LAUSR

The nitrogen-rich hollow microspheres (MFM) with different pore sizes have been synthesized by using melamine, m-phenylenediamine and paraformaldehyde as monomer, different particle sizes of SiO2 microsphere as template, and water as solvent. The specific surface area, pore volume and average pore size of the synthesized MFM were 183.67 m2/g, 0.91 cm3/g and 19.8 nm, respectively. After loading polyethyleneimine (PEI), its CO2 adsorption capacity could reach 2.68 mmol/g at 60 °C, with the corresponding utilization efficiency of amino as high as 40.66%. The kinetic simulation of pseudo-first-order, pseudo-second-order and Avrami kinetic model showed that the Avrami model could better describe the adsorption process of CO2, indicating both physical adsorption and chemical adsorption in the whole process.

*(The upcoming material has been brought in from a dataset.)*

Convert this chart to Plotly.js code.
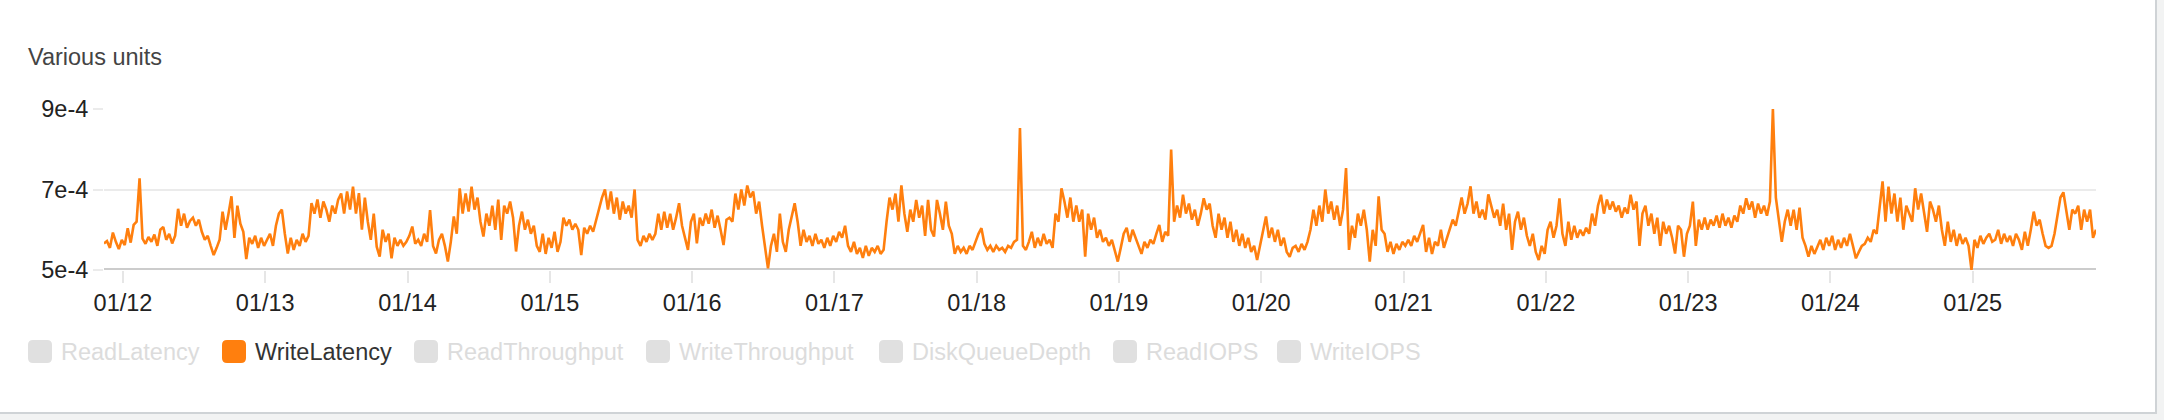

The diffusion mechanism was simulated by using the Boyd model, the intermolecular diffusion model and the intraparticle diffusion model, showing that the porous structure of MFM was beneficial to the diffusion of CO2 in the particles. After 5 cycles, 10 cycles, 15 cycles and even after 20 cycles of adsorption–desorption, the adsorption capacity of MFM-PEI at 30 °C was nearly the same as the capacity of the fresh one, indicating the regeneration stability of the adsorbent, with great advantages in practical production.